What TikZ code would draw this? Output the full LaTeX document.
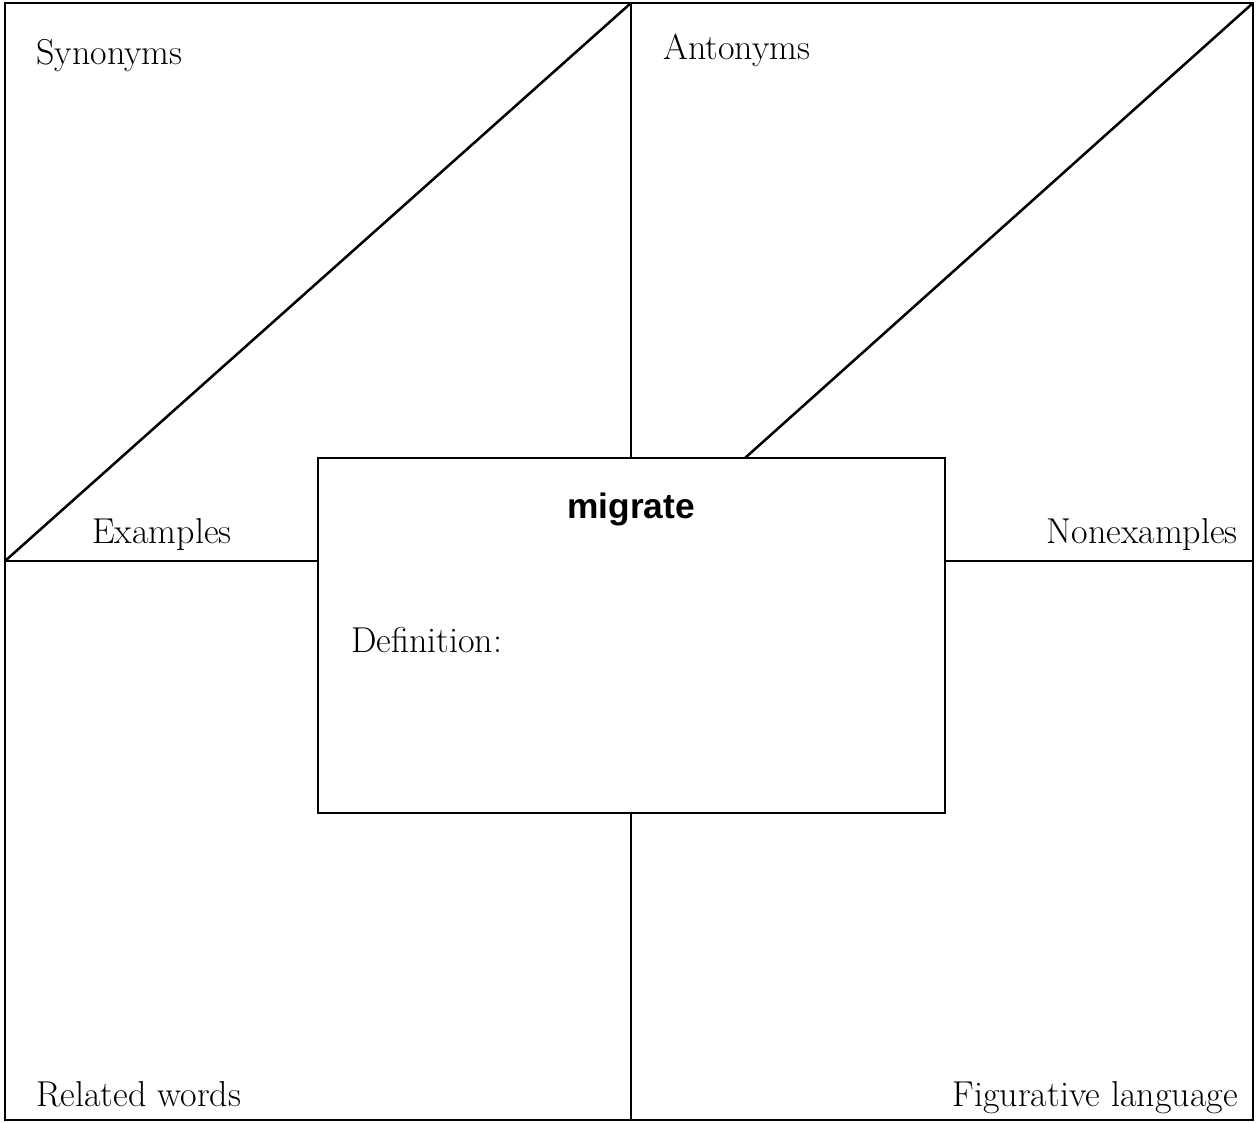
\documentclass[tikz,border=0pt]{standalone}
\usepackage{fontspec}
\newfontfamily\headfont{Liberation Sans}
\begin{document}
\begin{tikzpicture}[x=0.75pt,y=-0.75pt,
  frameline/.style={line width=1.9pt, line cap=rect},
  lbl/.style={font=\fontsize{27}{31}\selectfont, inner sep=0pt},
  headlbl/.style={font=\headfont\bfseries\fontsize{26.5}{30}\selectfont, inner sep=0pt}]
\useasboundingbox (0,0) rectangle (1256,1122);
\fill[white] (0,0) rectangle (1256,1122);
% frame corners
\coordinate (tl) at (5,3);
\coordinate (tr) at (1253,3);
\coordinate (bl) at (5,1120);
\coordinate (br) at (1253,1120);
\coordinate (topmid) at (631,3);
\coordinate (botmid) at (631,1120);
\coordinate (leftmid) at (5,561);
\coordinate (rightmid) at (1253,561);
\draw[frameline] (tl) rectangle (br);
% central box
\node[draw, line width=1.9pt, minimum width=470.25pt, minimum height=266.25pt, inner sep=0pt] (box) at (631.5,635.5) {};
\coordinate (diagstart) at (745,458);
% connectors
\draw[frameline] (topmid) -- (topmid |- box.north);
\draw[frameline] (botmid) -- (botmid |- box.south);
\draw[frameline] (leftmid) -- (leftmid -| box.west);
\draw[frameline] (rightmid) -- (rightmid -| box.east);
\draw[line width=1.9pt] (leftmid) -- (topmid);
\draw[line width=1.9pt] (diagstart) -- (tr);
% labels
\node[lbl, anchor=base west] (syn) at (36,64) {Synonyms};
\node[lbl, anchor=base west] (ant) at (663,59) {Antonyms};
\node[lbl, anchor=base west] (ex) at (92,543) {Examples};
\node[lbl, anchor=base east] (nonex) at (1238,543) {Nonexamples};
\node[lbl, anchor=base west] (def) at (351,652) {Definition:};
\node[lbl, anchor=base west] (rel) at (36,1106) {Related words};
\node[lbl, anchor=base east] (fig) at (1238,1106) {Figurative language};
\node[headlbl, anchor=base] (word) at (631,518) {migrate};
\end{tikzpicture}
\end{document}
++++++++++++++++++++
▶ _YOUR OBJECTIVE_: Repeat the data in full and exactly. Omit pictures.

▶ _EXERCISE ANSWER_:
What TikZ code would draw this? Output the full LaTeX document.
\documentclass[tikz,border=0pt]{standalone}
\usepackage{fontspec}
\newfontfamily\headfont{Liberation Sans}
\begin{document}
\begin{tikzpicture}[x=0.75pt,y=-0.75pt,
  frameline/.style={line width=1.9pt, line cap=rect},
  lbl/.style={font=\fontsize{27}{31}\selectfont, inner sep=0pt},
  headlbl/.style={font=\headfont\bfseries\fontsize{26.5}{30}\selectfont, inner sep=0pt}]
\useasboundingbox (0,0) rectangle (1256,1122);
\fill[white] (0,0) rectangle (1256,1122);
% frame corners
\coordinate (tl) at (5,3);
\coordinate (tr) at (1253,3);
\coordinate (bl) at (5,1120);
\coordinate (br) at (1253,1120);
\coordinate (topmid) at (631,3);
\coordinate (botmid) at (631,1120);
\coordinate (leftmid) at (5,561);
\coordinate (rightmid) at (1253,561);
\draw[frameline] (tl) rectangle (br);
% central box
\node[draw, line width=1.9pt, minimum width=470.25pt, minimum height=266.25pt, inner sep=0pt] (box) at (631.5,635.5) {};
\coordinate (diagstart) at (745,458);
% connectors
\draw[frameline] (topmid) -- (topmid |- box.north);
\draw[frameline] (botmid) -- (botmid |- box.south);
\draw[frameline] (leftmid) -- (leftmid -| box.west);
\draw[frameline] (rightmid) -- (rightmid -| box.east);
\draw[line width=1.9pt] (leftmid) -- (topmid);
\draw[line width=1.9pt] (diagstart) -- (tr);
% labels
\node[lbl, anchor=base west] (syn) at (36,64) {Synonyms};
\node[lbl, anchor=base west] (ant) at (663,59) {Antonyms};
\node[lbl, anchor=base west] (ex) at (92,543) {Examples};
\node[lbl, anchor=base east] (nonex) at (1238,543) {Nonexamples};
\node[lbl, anchor=base west] (def) at (351,652) {Definition:};
\node[lbl, anchor=base west] (rel) at (36,1106) {Related words};
\node[lbl, anchor=base east] (fig) at (1238,1106) {Figurative language};
\node[headlbl, anchor=base] (word) at (631,518) {migrate};
\end{tikzpicture}
\end{document}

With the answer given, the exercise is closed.